We are talking a factor between 50 and 400 times from the fastest to the slowest debt service rate – and here we have only considered the money that with some justification can be called alive. Huge opportunities for obfuscation!

What is it that happens in a credit crunch? The best customers cannot get credit because as soon as their debtors pay the account is slammed shut – because the bank cannot pay their creditors due to illiquidity.

In other words the good debt and good money dies first and the rest is really distressed – deferred service and lowered interest. So the money supply is really going down, but not with very much as the good money weighs about a hundred times heavier in the money times debt service expression.

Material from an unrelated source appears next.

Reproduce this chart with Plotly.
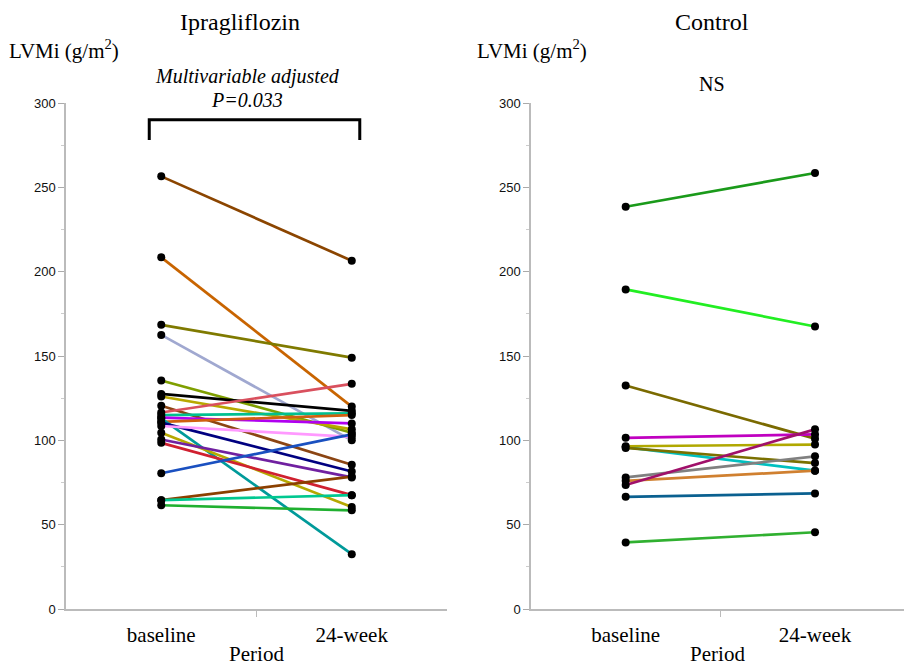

Quantities Easing is just a Central banks way of restoring some of the money that has disappeared. The problem is however that the total quantity of money now contains very dead capital. As losses are NOT taken and banks on paper remain solvent the official figures are audited by the reputable accountant firm Hans Christian Andersen.

Now turning to the nasty side of banking: Who are to bear these losses? The banks obviously can’t. New capital cannot be added, as the extremely rich and naive is an endangered species. Rich people are rarely naive and naive are never rich – for very long.

The real losers in this are the investors – pension funds f.i. – either they get a return on their capital that is negative in real terms or the money is outright lost. As we have seen in Italy and other places the pensions cannot be paid out.

I stopped saving in a pension fund in 1989, when I got a statement from the company that the modest monthly saving was prognosticated to give me a taxable income as a pensioner retiring at 65 exceeding my salary as a full time employed MBA (approx.) in my mid-thirties servicing debt on a large student loan. Totally unrealistic!